Todoist as well. Plus every second tue of the month for 4 months, and queries like that.


With Google Assistant you can still do this, but you need to speak it, with the prefix "Add calendar event..."(well, Google Assistant on the phone also accepts keyboard input). I find it much faster than the button clicking.


Similarly in iOS there's some surprising: "Move my 3pm meeting from today to tomorrow 10am", and a clutch tip: "Hey Siri, Delete All My Alarms", b/c there's no UI to delete and confirm the 100 alarms that accrue of "7:00am, 7:05am, 7:07am, 7:15am, ...etc..." ;-)


Not this exactly, but I used to keep a calendar as a text file, where each day was a single line containing the date, week day and possibly some events.

Something like:

    4h sun: 1500 dentist's appointment, 1800 dinner with friends
Where a=jan, b=feb, c=marc, ... l=dec.

The initial file was autogenerated with a 10-line Python script.

You can have variations on this, like allowing multiple rows per day, one row per event.
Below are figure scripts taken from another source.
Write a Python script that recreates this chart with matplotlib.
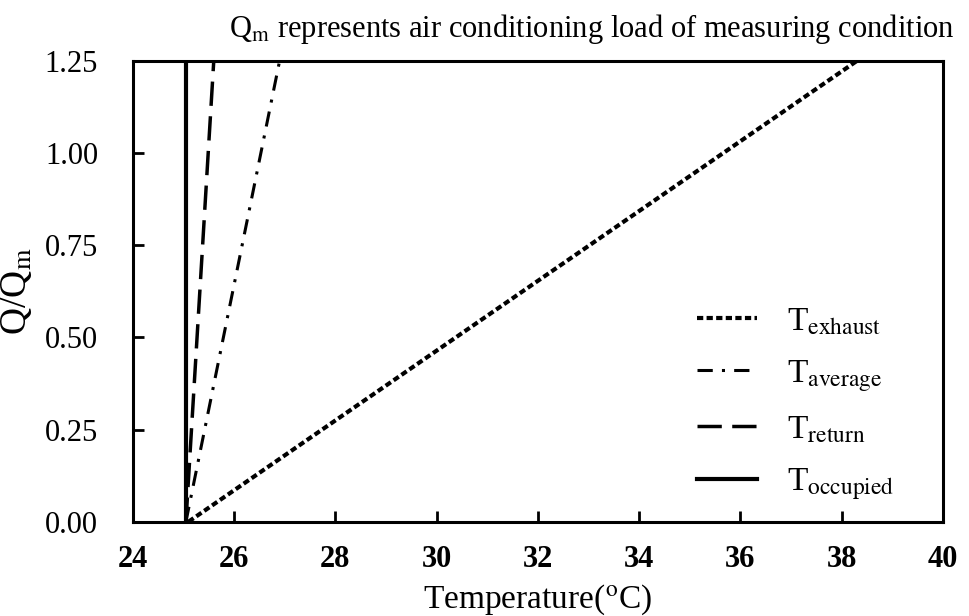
import numpy as np
import matplotlib
matplotlib.use('Agg')
import matplotlib.pyplot as plt

plt.rcParams['font.family'] = ['Liberation Serif', 'DejaVu Serif']
plt.rcParams['mathtext.fontset'] = 'stix'

# load ratio at the two ends of each line
q = [0.0, 1.25]
t_exhaust = [25.1, 38.3]
t_average = [25.05, 26.9]
t_return = [25.05, 25.6]
t_occupied = [25.05, 25.05]

labels = [r'T$_\mathrm{exhaust}$', r'T$_\mathrm{average}$',
          r'T$_\mathrm{return}$', r'T$_\mathrm{occupied}$']
xticks = np.arange(24, 41, 2)
yticks = [0.0, 0.25, 0.5, 0.75, 1.0, 1.25]

fig = plt.figure(figsize=(9.69, 6.16), dpi=100)
ax = fig.add_axes([0.137, 0.153, 0.836, 0.748])

ax.plot(t_exhaust, q, color='k', lw=3, linestyle=(0, (1.5, 0.8)), label=labels[0])
ax.plot(t_average, q, color='k', lw=2.2, linestyle=(0, (5, 3, 1, 3)), label=labels[1])
ax.plot(t_return, q, color='k', lw=2.5, linestyle=(0, (7, 3)), label=labels[2])
ax.plot(t_occupied, q, color='k', lw=3, linestyle='-', label=labels[3])

ax.set_xlim(24, 40)
ax.set_ylim(0, 1.25)
ax.set_xticks(xticks)
ax.set_yticks(yticks)
ax.set_xticklabels([str(v) for v in xticks], fontweight='bold', fontsize=22)
ax.set_yticklabels(['%.2f' % v for v in yticks], fontsize=22)
ax.tick_params(direction='in', length=8, width=2)
ax.tick_params(axis='x', pad=17)
ax.tick_params(axis='y', pad=25)
for s in ax.spines.values():
    s.set_linewidth(2.2)

ax.set_xlabel(r'Temperature($^\mathrm{o}$C)', fontsize=24, labelpad=6)
ax.set_ylabel(r'Q/Q$_\mathrm{m}$', fontsize=27, labelpad=8)
ax.set_title(r'Q$_\mathrm{m}$ represents air conditioning load of measuring condition',
             fontsize=22, x=0.567, pad=17)

ax.legend(loc='lower right', frameon=False, fontsize=24, handlelength=1.8,
          handletextpad=0.9, labelspacing=0.63, borderaxespad=0.2,
          bbox_to_anchor=(0.965, 0.0))

fig.savefig('out.png', dpi=100)
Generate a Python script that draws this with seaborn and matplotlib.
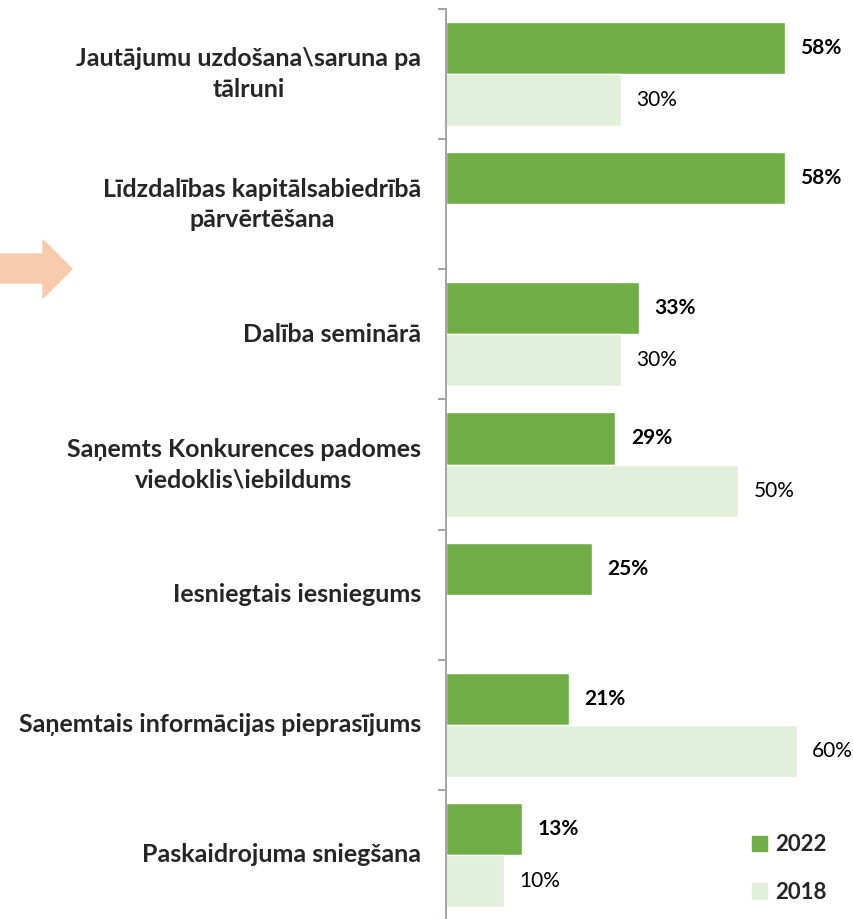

I also used to keep an unstructured "journal.txt" file, where notes were separated by two blank lines, and you could reference topics (like #toRead) and dates (like #4h24) with #, like social media hashtags.


If I gzip my meetings, will they get shorter? If so, I'm on board.


This is going to be my new, and probably overused phrase: "Can we gzip this meeting, I've shit to do"!


I think you mean

  $ ls /cal/2024/08/04
Or perhaps

  $ cat /cal/2024/08/04/*
;)


I was thinking about this and came to the conclusion that I'd want to define some events per date, like you illustrated (`"12:30 dentist" > /cal/2024/08/04`), but others I'd like to define per event, like `2024-08-23 12:30 > /cal/massage`, which seemed messy. I didn't really resolve this question for myself.


Why not enable both modes? It's a virtual filesystem after all. You don't need a single path per event.


I wasn't considering making it a virtual filesystem. My main goal was something that's editable with any text editor and syncable with SyncThing. I guess denormalization doesn't necessarily mean that these requirements are not met.


This would be fantastic and very in line with Unix philosophy.


More Plan9 but yeah, I was thinking the same thing.


So the question begs: how hard would this be to write.

Because I want it!


This is essentially just CalDAV[1], no? So a FUSE CalDAV client. Surely not that difficult in Go, Rust or something similar with ready libraries.

[1]: https://en.wikipedia.org/wiki/CalDAV


> This is essentially just CalDAV[1], no?

I reckon, yeah.

From this article[1] writing a FUSE filesystem doesn't look that hard.

I might give it a go this weekend. Assuming I remember!

[1] https://blog.trieoflogs.com/2021-05-25-fuse-filesystem-go/


Will all users on the system have to share the same calendar?


I don't see where it's remotely useful, the idea sounds fun but it's not praticle.

Explain how it is better vs having a simple cli that parse args and store that into SQLite.


The point of such fake filesystems (like /proc or /sys) is that everyone immediately understands them. Yes, you could have a syscall for /proc, but it is more complicated.


Understand how? You still need to understand the path layout, something is still parsing that path so it needs to be valid.


discoverability - but then proc is not the best example for that - a lot of proc seems to be inpenetrable without documentation

access - for discovery and poking around you won't need a dedicated tool, just `cat` or `less` or `vim`


Explain how it's worse than what's in OP. Look, sometimes you just want to see a fun idea turn into reality, right?